バカリズム原作×脚本×主演のドラマ。バカリズムがOLのふりをして連載していたブログの映像化。以前から気になっていたが、Huluで見つけ一気に視聴。
私(バカリズム)は銀行に勤める26歳のOL。仕事はそれなりに厳しく、社会人として日々の業務をこなしているが、日常生活では少々ずぼら。職場で同期の真紀ちゃん(夏帆)や後輩の紗英ちゃん(佐藤玲)、先輩の小峰さん(臼田あさ美)・酒木さん(山田真歩)らと、仕事や上司のの愚痴をこぼし、仕事帰りにご飯を食べに行き、充電コンセントの取り合いをし、メイク用品で盛り上がる。

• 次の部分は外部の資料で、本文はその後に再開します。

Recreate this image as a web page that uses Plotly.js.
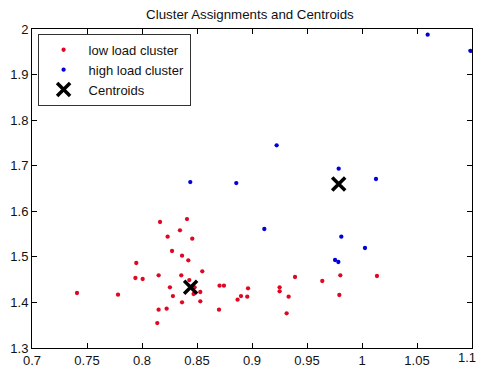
<!DOCTYPE html>
<html>
<head>
<meta charset="utf-8">
<script src="https://cdn.plot.ly/plotly-3.0.1.min.js"></script>
<style>html,body{margin:0;padding:0;background:#fff;}#chart{width:477px;height:368px;}</style>
</head>
<body>
<div id="chart"></div>
<script>
// Low load cluster (red)
var lowX = [0.7409,0.7782,0.7948,0.7940,0.8006,0.8164,0.8409,0.8345,0.8233,0.8457,0.8273,0.8364,0.8421,0.8151,0.8357,0.8548,0.8430,0.8254,0.8281,0.8364,0.8469,0.8478,0.8530,0.8530,0.8151,0.8224,0.8139,0.8700,0.8705,0.8745,0.8869,0.8900,0.8957,0.8964,0.9251,0.9251,0.9333,0.9315,0.9391,0.9639,0.9803,0.9794,1.0136];
var lowY = [1.4207,1.4170,1.4865,1.4536,1.4514,1.5765,1.5830,1.5582,1.5442,1.5398,1.5128,1.5025,1.4924,1.4595,1.4595,1.4683,1.4490,1.4332,1.4140,1.4003,1.4185,1.4332,1.4229,1.4025,1.3840,1.3862,1.3548,1.3840,1.4367,1.4367,1.4060,1.4140,1.4126,1.4310,1.4332,1.4244,1.4126,1.3761,1.4558,1.4470,1.4595,1.4163,1.4580];
// High load cluster (blue)
var highX = [0.8439,0.8857,0.9224,0.9788,1.0127,0.9112,0.9812,1.0027,0.9755,0.9785,1.0597,1.0985];
var highY = [1.6640,1.6620,1.7447,1.6935,1.6708,1.5611,1.5443,1.5194,1.4931,1.4887,1.9875,1.9520];
// Centroids
var centX = [0.8442,0.9788];
var centY = [1.4332,1.6599];
var seriesNames = ["low load cluster","high load cluster","Centroids"];
var xTicks = [0.7,0.75,0.8,0.85,0.9,0.95,1,1.05,1.1];
var xTickText = ["0.7","0.75","0.8","0.85","0.9","0.95","1","1.05",""];
var xEdgeTicks = [1.1];
var xEdgeTickText = ["1.1"];
var yTicks = [1.3,1.4,1.5,1.6,1.7,1.8,1.9,2];
var yTickText = ["1.3","1.4","1.5","1.6","1.7","1.8","1.9","2"];

var font = "Liberation Sans, Arial, Helvetica, sans-serif";
var traces = [
  {x: lowX, y: lowY, name: seriesNames[0], type: "scatter", mode: "markers",
   marker: {symbol: "circle", size: 4.3, color: "rgb(222,8,36)", line: {width: 0}}},
  {x: highX, y: highY, name: seriesNames[1], type: "scatter", mode: "markers",
   marker: {symbol: "circle", size: 4.3, color: "rgb(0,0,215)", line: {width: 0}}},
  {x: centX, y: centY, name: seriesNames[2], type: "scatter", mode: "markers", xaxis: "x2", yaxis: "y",
   marker: {symbol: "x-thin-open", size: 13, color: "#000", line: {width: 3.5, color: "#000"}}}
];
var axisCommon = {
  showgrid: false, zeroline: false, showline: true, linecolor: "#000", linewidth: 1,
  mirror: "ticks", ticks: "inside", ticklen: 5, tickcolor: "#000", tickwidth: 1,
  tickfont: {family: font, size: 13, color: "#111"}
};
var layout = {
  width: 477, height: 368,
  margin: {l: 32, r: 5, t: 29, b: 20},
  paper_bgcolor: "#fff", plot_bgcolor: "#fff",
  title: {text: "Cluster Assignments and Centroids", font: {family: font, size: 13.3, color: "#111"},
          x: 0.524, xanchor: "center", y: 0.96, yanchor: "middle"},
  xaxis: Object.assign({}, axisCommon, {range: [0.7, 1.1], tickvals: xTicks, ticktext: xTickText, ticklabeloverflow: "allow"}),
  xaxis2: {overlaying: "x", anchor: "y", side: "bottom", range: [0.7, 1.1], tickvals: xEdgeTicks, ticktext: xEdgeTickText,
           showgrid: false, zeroline: false, showline: false, ticks: "", ticklabelshift: -5, ticklabeloverflow: "allow",
           tickfont: {family: font, size: 13, color: "#111"}},
  yaxis: Object.assign({}, axisCommon, {range: [1.3, 2], tickvals: yTicks, ticktext: yTickText}),
  showlegend: true,
  legend: {x: 0.0127, y: 0.985, xanchor: "left", yanchor: "top", bgcolor: "#fff",
           bordercolor: "#333", borderwidth: 1, font: {family: font, size: 13, color: "#111"},
           tracegroupgap: 0, itemwidth: 40}
};
Plotly.newPlot("chart", traces, layout, {staticPlot: true, displayModeBar: false});
</script>
</body>
</html>
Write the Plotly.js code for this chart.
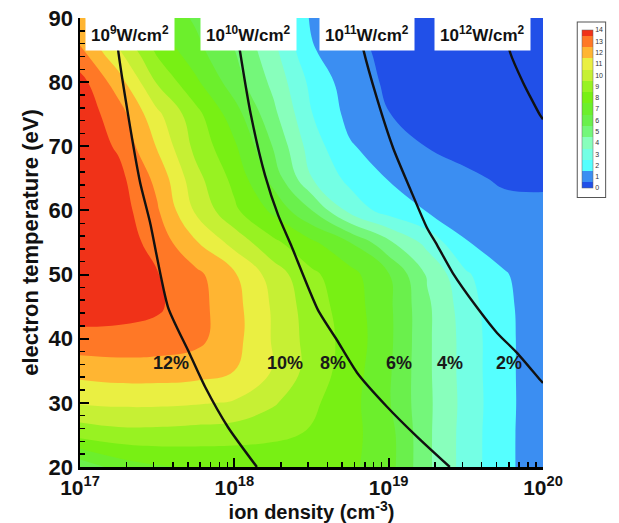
<!DOCTYPE html>
<html><head><meta charset="utf-8">
<script src="https://cdn.plot.ly/plotly-3.0.1.min.js"></script>
<style>html,body{margin:0;padding:0;background:#fff}#chart{width:619px;height:523px}</style>
</head><body><div id="chart"></div>
<script>
// ion density grid (cm^-3)
const ionDensity = [1e17, 1.778e17, 3.162e17, 5.623e17, 1e18, 1.778e18, 3.162e18, 5.623e18, 1e19, 1.778e19, 3.162e19, 5.623e19, 1e20];
// electron temperature grid (eV)
const electronTemp = [20, 25, 30, 35, 40, 45, 50, 55, 60, 65, 70, 75, 80, 85, 90];
// conversion efficiency (%) rows = electronTemp, cols = ionDensity
const efficiency = [
  [6.3, 7.4, 7.9, 8.1, 8.2, 8.3, 8.4, 8.2, 7.4, 5.2, 3.6, 2.2, 1.5],
  [9.3, 9.6, 9.6, 9.5, 9.4, 9.2, 8.9, 8.3, 7.4, 5.2, 3.6, 2.2, 1.5],
  [11.1, 11.2, 11.2, 11.1, 10.9, 10.13, 9.2, 8.36, 7.1, 5.22, 3.66, 2.22, 1.5],
  [12.35, 12.5, 12.5, 12.4, 12.0, 10.95, 9.6, 8.5, 7.15, 5.19, 3.61, 2.21, 1.5],
  [13.7, 13.7, 13.6, 13.3, 12.34, 10.92, 9.59, 8.63, 7.24, 5.19, 3.61, 2.21, 1.5],
  [14.5, 14.4, 14.15, 13.37, 12.34, 10.88, 9.46, 8.52, 7.21, 5.19, 3.47, 2.18, 1.5],
  [15.0, 14.6, 14.05, 13.26, 12.13, 10.55, 9.2, 8.35, 7.06, 4.88, 3.16, 2.07, 1.5],
  [15.0, 14.6, 13.6, 12.1, 10.64, 9.24, 8.21, 7.0, 5.21, 3.69, 2.05, 1.6, 1.5],
  [14.9, 14.5, 13.12, 10.84, 9.19, 7.8, 6.03, 3.67, 2.55, 1.95, 1.6, 1.3, 1.2],
  [14.8, 14.3, 12.72, 10.33, 8.71, 6.65, 4.03, 2.69, 1.95, 1.57, 1.19, 0.85, 0.85],
  [14.7, 13.86, 11.92, 9.71, 8.16, 5.96, 3.5, 2.09, 1.5, 0.97, 0.65, 0.5, 0.5],
  [14.6, 13.47, 11.24, 9.34, 7.45, 5.28, 3.04, 1.69, 1.02, 0.6, 0.5, 0.5, 0.5],
  [14.4, 12.46, 9.9, 8.2, 6.47, 4.76, 2.73, 1.48, 0.85, 0.6, 0.5, 0.5, 0.5],
  [13.1, 11.1, 8.77, 7.31, 6.02, 4.3, 2.1, 1.29, 0.75, 0.5, 0.5, 0.5, 0.5],
  [12.4, 9.43, 7.82, 6.84, 5.63, 3.86, 1.86, 1.06, 0.7, 0.5, 0.5, 0.5, 0.5]
];
// iso-power-density curves
const p9N  = [1.69e17, 1.76e17, 2.05e17, 2.45e17, 2.84e17, 3.72e17, 5.01e17, 6.46e17, 9.10e17, 1.40e18];
const p9T  = [90, 85.3, 74.9, 64.4, 58.2, 44.9, 38.2, 32.5, 26.2, 20];
const p10N = [1.01e18, 1.09e18, 1.28e18, 1.58e18, 1.92e18, 2.33e18, 3.48e18, 4.62e18, 6.24e18, 9.75e18, 1.53e19, 2.49e19];
const p10T = [90, 84.7, 74.9, 65.5, 59.3, 54.6, 44.5, 39.8, 34.7, 29.4, 24.7, 20];
const p11N = [6.24e18, 6.82e18, 8.39e18, 1.07e19, 1.37e19, 1.77e19, 2.06e19, 2.61e19, 3.73e19, 5.04e19, 6.79e19, 9.57e19, 1.0e20];
const p11T = [90, 85.3, 77.5, 69.7, 63.5, 57.3, 54.6, 50.2, 44.9, 40.9, 37.8, 33.6, 33.1];
const p12N = [5.51e19, 6.11e19, 7.41e19, 9.55e19, 1.0e20];
const p12T = [90, 84.7, 80.0, 74.9, 74.2];
// labels
const powerLabels = ['10<sup>9</sup>W/cm<sup>2</sup>', '10<sup>10</sup>W/cm<sup>2</sup>', '10<sup>11</sup>W/cm<sup>2</sup>', '10<sup>12</sup>W/cm<sup>2</sup>'];
const powerLabelN = [2.11e17, 1.23e18, 7.24e18, 4.07e19];
const powerLabelT = 87.5;
const pctLabels = ['12%', '10%', '8%', '6%', '4%', '2%'];
const pctN = [3.89e17, 2.14e18, 4.37e18, 1.17e19, 2.51e19, 6.03e19];
const pctT = 36.2;
const xTickVals = [1e17, 1e18, 1e19, 1e20];
const xTickText = ['10<sup>17</sup>', '10<sup>18</sup>', '10<sup>19</sup>', '10<sup>20</sup>'];
const cbarLevels = [0,1,2,3,4,5,6,7,8,9,10,11,12,13,14];
const bandColors = ['#2150e8','#3b8ef2','#55ffff','#74ffe4','#88ffbc','#74f77a','#6af04c','#6cef2c',
                    '#78f014','#98f222','#c6f034','#eaef42','#ffb532','#ff7826','#f03218'];

const minorX = [];
[1e17, 1e18, 1e19].forEach(d => { for (let k = 2; k <= 9; k++) minorX.push(k * d); });

const colorscale = bandColors.map((c, i) => [i / (bandColors.length - 1), c]);
const FONT = 'Arial, "Liberation Sans", sans-serif';

const traces = [{
  type: 'contour', x: ionDensity, y: electronTemp, z: efficiency,
  autocontour: false, contours: {start: 1, end: 14, size: 1, coloring: 'fill', showlines: false},
  line: {width: 0, smoothing: 1.2},
  colorscale: colorscale, hoverinfo: 'skip',
  colorbar: {
    x: 1.075, xanchor: 'left', y: 0.991, yanchor: 'top',
    lenmode: 'pixels', len: 174, thickness: 11, xpad: 4, ypad: 8,
    bgcolor: '#fff', bordercolor: '#555', borderwidth: 1, outlinewidth: 0.5, outlinecolor: '#666',
    tickmode: 'array', tickvals: cbarLevels.map(v => v + 0.5), ticktext: cbarLevels.map(String),
    ticks: '', tickfont: {family: FONT, size: 7, color: '#333'}
  }
}];
[[p9N, p9T], [p10N, p10T], [p11N, p11T], [p12N, p12T]].forEach(([xs, ys]) => {
  traces.push({type: 'scatter', mode: 'lines', x: xs, y: ys, line: {color: '#111', width: 2.4, shape: 'spline', smoothing: 0.6},
               hoverinfo: 'skip', showlegend: false});
});

const annotations = [];
powerLabels.forEach((t, i) => annotations.push({
  x: Math.log10(powerLabelN[i]), y: powerLabelT, xref: 'x', yref: 'y', text: t, showarrow: false,
  bgcolor: '#fff', borderpad: 5, font: {family: FONT, size: 17, weight: 'bold', color: '#111'}
}));
pctLabels.forEach((t, i) => annotations.push({
  x: Math.log10(pctN[i]), y: pctT, xref: 'x', yref: 'y', text: t, showarrow: false,
  font: {family: FONT, size: 18, weight: 'bold', color: '#1a1a1a'}
}));

const layout = {
  width: 619, height: 523, margin: {l: 80, r: 76, t: 18, b: 56},
  paper_bgcolor: '#fff', plot_bgcolor: '#fff', showlegend: false,
  xaxis: {
    type: 'log', range: [17, 20], tickmode: 'array', tickvals: xTickVals, ticktext: xTickText,
    ticks: 'inside', ticklen: 9, tickwidth: 2, tickcolor: '#000',
    showline: true, linewidth: 2.5, linecolor: '#000', showgrid: false, zeroline: false, mirror: false,
    tickfont: {family: FONT, size: 21, weight: 'bold', color: '#111'},
    minor: {tickmode: 'array', tickvals: minorX, ticks: 'inside', ticklen: 5, tickwidth: 1.5, tickcolor: '#000', showgrid: false},
    title: {text: 'ion density (cm<sup>-3</sup>)', font: {family: FONT, size: 20, weight: 'bold', color: '#111'}, standoff: 0}
  },
  yaxis: {
    range: [20, 90], tick0: 20, dtick: 10,
    ticks: 'inside', ticklen: 9, tickwidth: 2, tickcolor: '#000',
    showline: true, linewidth: 2.5, linecolor: '#000', showgrid: false, zeroline: false,
    tickfont: {family: FONT, size: 22, weight: 'bold', color: '#111'},
    minor: {dtick: 2, ticks: 'inside', ticklen: 5, tickwidth: 1.5, tickcolor: '#000', showgrid: false},
    title: {text: 'electron temperature (eV)', font: {family: FONT, size: 22, weight: 'bold', color: '#111'}, standoff: 4}
  },
  annotations: annotations
};
Plotly.newPlot('chart', traces, layout, {displayModeBar: false, staticPlot: true});
</script></body></html>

大きな事件やストーリーは特にない。淡々と日常が綴られるだけ。
銀行の事務や受付の仕事は知識や経験を要求され、みなそれぞれがプロフェッショナルでありつつ、女子更衣室ではOLたちが友情を深めるため、およびストレスを発散するためにおしゃべりし、さりげないなにげない会話の中でもお互いを気遣い、認め合っている。
それぞれのエピソードがいかにも「ありそう」で、スペシャルなことではなく、日本全国津々浦々の女子更衣室ではこれと同様のことが起きているのであろうと思わせる。
おっさん目線で見ると、男性がいかにコミュニケーション下手であるか思い知らされる。女性たちは細やかな気づかいや親愛の情を、こうした日常会話の中に忍ばせて当たり前のようにやりとりしているが、おっさんにはそれがなかなかできない・・・と書くと語弊があり、できる人もいるのだとはと思うが、僕を含め身の回りのおっさんたちは自慢と説教と昔話が大好きで、お互いに微妙に傷つけあって黙り込み、友達をなくしていくのが常である。
これが「おっさん」であるバカリズムによって書かれた脚本というのがすごい。付き合っていたOLや知り合いの話を元に膨らませて、友達にウケるためにブログを書いた、とインタビューで答えているが、とても高度な知的遊戯であり、感心するしかない。
脚本だけでもすごいのに、さらにドラマではOLの一員として、おっさん然としたバカリズムが紛れ込んでいるのが、本人も言っているがクレイジーである。
世のOLはこうしたやりとりをしているんだなぁという異文化体験をすると同時に、まるでおっさんでもOLの一員になれるかのような錯覚を起こさせてくれるという、2つの側面を同時に味わいながらドラマを観る不思議な感覚を味わった。おっさんからするとありがたい話ではあるが、OL側からすればキモいんだろうな。そう思われることを含めクレイジーというわけだ。
そのような感覚は幻想であることをはっきり明言するために、ドラマでも映画でもラストではある趣向が凝らされる。ちゃんと落とし前を付けているのが潔い。
劇場版も続けて観たが、映画だから特別なことが起こるということは全くなく、ドラマの延長にある日常が綴られている。それがいいんだよね。